(Figure scripts)
* START *

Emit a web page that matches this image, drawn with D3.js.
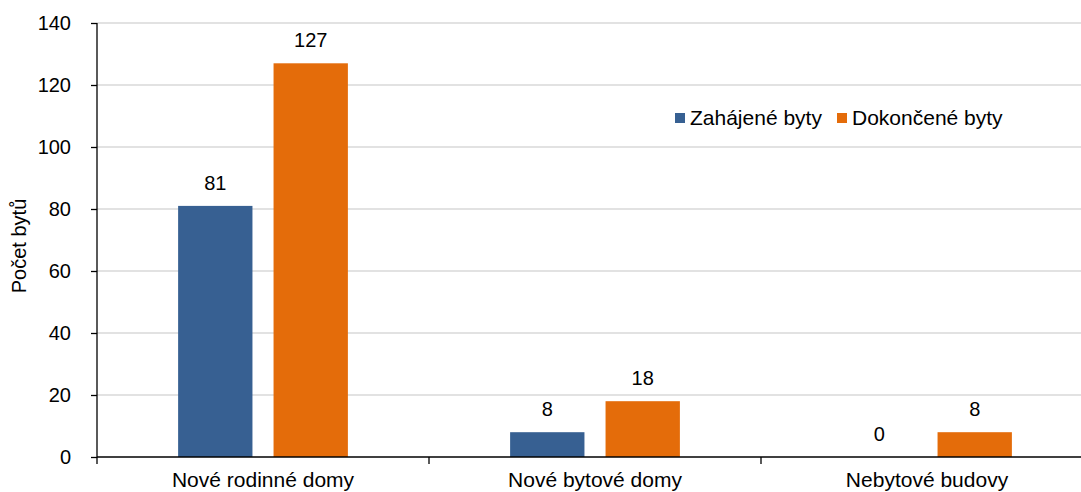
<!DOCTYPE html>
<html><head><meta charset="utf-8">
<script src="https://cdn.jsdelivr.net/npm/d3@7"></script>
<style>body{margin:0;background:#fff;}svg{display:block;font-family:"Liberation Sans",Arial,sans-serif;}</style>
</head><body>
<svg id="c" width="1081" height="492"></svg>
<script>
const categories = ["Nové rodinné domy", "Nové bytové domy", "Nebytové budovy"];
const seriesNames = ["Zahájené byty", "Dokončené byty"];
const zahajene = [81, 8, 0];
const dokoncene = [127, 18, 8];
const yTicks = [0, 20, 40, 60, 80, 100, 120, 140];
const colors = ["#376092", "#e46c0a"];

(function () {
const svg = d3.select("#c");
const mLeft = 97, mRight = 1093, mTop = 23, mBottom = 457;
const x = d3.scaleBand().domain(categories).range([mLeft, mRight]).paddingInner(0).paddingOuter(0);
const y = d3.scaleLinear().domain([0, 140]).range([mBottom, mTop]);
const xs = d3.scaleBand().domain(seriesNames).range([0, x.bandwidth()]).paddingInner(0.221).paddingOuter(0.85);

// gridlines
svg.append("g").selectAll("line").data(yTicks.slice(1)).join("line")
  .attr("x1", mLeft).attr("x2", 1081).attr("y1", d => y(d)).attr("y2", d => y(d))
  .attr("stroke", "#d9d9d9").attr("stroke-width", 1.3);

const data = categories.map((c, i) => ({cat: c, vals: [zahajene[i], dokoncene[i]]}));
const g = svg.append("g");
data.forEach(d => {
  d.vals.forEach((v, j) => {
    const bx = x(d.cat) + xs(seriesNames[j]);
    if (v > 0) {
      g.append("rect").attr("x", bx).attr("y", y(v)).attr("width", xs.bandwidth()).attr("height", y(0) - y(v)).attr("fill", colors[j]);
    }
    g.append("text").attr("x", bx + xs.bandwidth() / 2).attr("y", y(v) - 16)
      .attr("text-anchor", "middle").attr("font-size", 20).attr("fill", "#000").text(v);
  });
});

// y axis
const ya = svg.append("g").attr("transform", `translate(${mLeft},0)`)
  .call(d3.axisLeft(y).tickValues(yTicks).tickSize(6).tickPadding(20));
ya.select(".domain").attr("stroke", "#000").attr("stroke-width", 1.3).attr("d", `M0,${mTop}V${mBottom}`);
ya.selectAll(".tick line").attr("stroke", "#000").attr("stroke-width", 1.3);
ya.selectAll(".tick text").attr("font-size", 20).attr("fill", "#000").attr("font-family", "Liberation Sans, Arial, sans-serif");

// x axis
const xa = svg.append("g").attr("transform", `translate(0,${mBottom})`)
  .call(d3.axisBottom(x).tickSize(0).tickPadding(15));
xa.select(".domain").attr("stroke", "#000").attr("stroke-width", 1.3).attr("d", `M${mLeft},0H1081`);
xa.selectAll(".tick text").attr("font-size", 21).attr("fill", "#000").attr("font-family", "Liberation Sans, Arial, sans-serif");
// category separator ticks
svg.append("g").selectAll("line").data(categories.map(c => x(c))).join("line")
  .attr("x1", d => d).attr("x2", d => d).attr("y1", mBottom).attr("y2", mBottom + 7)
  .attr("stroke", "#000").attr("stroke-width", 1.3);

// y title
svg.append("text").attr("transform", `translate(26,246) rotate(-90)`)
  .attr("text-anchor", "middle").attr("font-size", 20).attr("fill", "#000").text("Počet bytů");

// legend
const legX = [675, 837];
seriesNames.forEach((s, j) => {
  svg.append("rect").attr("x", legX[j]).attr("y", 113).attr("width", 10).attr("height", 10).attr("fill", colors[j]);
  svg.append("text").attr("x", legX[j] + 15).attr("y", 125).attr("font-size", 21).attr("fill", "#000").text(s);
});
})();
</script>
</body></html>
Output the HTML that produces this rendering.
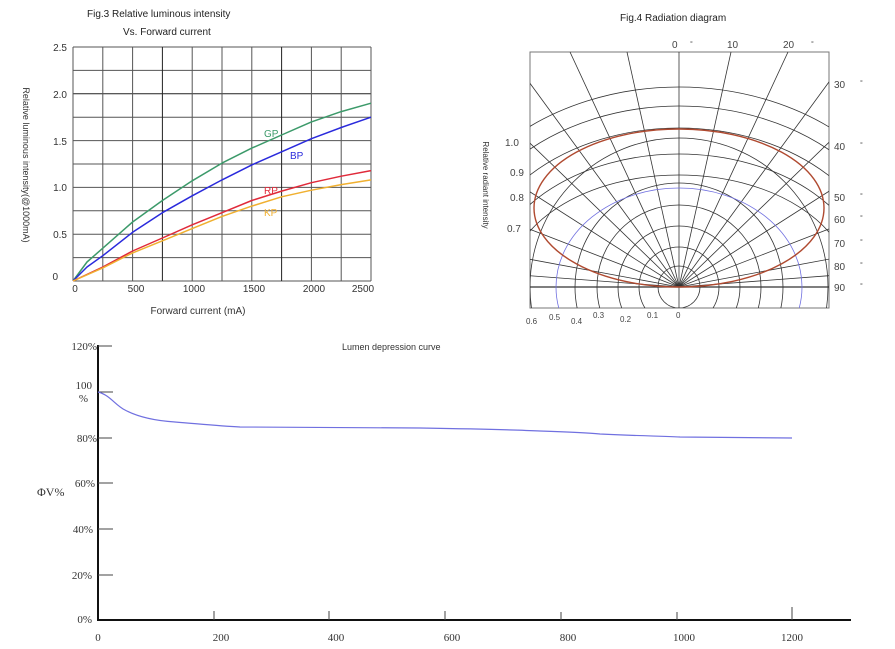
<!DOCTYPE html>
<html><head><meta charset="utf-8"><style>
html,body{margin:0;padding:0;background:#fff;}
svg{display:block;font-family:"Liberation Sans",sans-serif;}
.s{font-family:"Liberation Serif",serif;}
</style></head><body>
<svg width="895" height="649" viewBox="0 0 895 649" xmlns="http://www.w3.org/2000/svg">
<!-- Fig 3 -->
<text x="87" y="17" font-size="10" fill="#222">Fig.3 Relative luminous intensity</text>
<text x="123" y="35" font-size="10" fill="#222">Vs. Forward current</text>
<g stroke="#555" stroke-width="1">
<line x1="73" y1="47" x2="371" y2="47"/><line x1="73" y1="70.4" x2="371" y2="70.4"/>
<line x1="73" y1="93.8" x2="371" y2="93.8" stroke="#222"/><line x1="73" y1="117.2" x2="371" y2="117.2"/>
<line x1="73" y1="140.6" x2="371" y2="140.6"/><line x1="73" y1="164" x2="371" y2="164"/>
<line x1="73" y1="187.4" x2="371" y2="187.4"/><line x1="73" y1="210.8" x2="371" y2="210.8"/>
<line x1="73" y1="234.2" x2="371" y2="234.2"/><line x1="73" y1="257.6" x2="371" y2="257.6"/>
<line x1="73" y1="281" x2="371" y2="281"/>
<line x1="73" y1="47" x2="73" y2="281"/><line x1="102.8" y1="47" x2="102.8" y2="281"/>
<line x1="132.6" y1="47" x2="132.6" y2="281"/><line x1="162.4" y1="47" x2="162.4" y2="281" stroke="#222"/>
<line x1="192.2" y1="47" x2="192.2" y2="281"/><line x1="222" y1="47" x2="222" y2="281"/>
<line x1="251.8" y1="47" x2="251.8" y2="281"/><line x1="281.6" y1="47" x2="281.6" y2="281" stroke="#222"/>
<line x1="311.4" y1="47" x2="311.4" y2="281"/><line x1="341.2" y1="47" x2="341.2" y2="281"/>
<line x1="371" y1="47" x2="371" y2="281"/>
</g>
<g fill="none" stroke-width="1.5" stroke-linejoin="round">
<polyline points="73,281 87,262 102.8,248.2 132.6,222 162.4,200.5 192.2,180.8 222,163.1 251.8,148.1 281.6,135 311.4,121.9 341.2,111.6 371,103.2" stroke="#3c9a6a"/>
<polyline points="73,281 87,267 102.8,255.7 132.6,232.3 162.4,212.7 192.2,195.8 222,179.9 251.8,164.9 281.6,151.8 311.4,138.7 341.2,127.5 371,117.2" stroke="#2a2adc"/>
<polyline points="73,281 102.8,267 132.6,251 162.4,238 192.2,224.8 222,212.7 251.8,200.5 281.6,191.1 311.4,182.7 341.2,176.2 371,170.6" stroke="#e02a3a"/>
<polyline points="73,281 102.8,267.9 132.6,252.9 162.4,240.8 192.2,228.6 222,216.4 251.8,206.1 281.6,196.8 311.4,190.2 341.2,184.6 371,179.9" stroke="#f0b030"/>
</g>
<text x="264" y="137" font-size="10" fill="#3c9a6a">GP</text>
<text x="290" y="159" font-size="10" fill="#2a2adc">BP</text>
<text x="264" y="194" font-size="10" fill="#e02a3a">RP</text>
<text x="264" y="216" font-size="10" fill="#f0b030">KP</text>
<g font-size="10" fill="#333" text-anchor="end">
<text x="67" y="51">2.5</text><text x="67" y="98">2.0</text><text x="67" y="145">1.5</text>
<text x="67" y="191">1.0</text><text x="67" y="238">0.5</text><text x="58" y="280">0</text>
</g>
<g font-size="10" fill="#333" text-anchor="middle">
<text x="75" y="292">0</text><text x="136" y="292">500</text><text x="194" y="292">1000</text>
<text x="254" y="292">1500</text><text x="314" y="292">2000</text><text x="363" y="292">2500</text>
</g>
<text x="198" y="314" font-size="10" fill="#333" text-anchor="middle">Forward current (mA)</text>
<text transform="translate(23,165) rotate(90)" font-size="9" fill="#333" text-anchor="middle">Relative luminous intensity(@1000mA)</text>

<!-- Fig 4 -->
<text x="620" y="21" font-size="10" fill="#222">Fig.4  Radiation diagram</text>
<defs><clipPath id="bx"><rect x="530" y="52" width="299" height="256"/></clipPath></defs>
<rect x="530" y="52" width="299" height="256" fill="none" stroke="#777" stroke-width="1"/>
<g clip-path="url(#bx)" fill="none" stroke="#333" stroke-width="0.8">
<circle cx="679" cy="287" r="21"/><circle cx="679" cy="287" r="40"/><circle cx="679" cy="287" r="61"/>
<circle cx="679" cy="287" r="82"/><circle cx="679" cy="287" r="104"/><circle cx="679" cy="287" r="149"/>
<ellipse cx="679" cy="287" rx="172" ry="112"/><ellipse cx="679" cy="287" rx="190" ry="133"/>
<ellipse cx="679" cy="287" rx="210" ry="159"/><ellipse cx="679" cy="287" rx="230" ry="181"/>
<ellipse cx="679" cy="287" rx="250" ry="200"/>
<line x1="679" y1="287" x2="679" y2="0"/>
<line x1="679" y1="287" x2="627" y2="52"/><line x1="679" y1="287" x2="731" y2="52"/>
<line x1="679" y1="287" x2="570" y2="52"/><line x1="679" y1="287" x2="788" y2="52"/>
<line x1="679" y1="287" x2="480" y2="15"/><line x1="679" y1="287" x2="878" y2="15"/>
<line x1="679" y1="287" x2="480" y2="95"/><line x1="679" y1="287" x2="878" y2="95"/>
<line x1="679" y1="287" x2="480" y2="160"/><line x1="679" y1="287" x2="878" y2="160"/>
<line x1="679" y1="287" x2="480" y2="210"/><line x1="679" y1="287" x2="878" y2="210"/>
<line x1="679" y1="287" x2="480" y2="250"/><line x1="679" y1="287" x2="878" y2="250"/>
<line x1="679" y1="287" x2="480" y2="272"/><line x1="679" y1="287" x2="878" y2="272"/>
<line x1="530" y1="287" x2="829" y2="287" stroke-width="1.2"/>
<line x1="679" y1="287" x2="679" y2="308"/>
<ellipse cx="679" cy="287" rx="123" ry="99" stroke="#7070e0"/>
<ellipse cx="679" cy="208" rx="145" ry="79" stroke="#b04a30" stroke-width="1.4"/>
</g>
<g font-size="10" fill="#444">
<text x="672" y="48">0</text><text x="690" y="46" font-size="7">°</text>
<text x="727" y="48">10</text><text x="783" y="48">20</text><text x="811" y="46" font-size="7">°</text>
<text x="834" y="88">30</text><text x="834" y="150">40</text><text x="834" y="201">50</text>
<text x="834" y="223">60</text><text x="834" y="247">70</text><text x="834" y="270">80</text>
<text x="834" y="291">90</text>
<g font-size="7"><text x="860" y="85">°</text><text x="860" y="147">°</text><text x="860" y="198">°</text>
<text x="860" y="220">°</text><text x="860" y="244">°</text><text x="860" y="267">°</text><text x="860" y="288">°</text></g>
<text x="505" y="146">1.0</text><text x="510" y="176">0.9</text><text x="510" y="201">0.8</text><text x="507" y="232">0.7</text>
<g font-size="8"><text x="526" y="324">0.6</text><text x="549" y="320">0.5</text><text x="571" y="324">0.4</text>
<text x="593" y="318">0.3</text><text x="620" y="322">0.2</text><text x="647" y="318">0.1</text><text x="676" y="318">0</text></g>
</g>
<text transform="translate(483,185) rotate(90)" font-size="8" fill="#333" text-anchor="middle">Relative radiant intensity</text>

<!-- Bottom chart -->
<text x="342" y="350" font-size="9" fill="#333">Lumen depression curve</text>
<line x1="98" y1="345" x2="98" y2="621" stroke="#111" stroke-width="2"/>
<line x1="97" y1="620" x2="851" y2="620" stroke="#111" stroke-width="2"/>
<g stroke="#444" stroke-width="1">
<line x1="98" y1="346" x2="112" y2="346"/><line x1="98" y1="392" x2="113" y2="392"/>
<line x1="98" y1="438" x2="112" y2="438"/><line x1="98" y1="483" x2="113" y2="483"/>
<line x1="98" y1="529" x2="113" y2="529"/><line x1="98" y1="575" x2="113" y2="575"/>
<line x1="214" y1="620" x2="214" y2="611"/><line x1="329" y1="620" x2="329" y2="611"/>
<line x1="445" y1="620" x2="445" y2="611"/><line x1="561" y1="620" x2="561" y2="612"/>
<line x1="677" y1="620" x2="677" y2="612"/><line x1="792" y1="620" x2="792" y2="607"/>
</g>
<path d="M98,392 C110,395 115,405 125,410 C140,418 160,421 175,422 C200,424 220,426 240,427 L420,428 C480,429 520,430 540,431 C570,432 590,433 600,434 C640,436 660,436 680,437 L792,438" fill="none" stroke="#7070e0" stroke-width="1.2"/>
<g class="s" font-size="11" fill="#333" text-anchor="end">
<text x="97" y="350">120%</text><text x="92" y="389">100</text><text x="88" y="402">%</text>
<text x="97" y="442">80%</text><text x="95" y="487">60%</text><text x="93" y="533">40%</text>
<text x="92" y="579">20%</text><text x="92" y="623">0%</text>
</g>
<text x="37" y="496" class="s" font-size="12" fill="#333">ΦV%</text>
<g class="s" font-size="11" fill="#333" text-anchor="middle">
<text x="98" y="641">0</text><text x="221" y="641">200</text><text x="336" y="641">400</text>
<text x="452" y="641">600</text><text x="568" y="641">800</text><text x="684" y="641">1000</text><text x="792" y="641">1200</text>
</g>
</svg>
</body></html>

* END *

■ **WHAT IS NEEDED**
State the count of lines holding the string "that" in the listing above, and nothing else.

■ **ANSWER BELOW**
2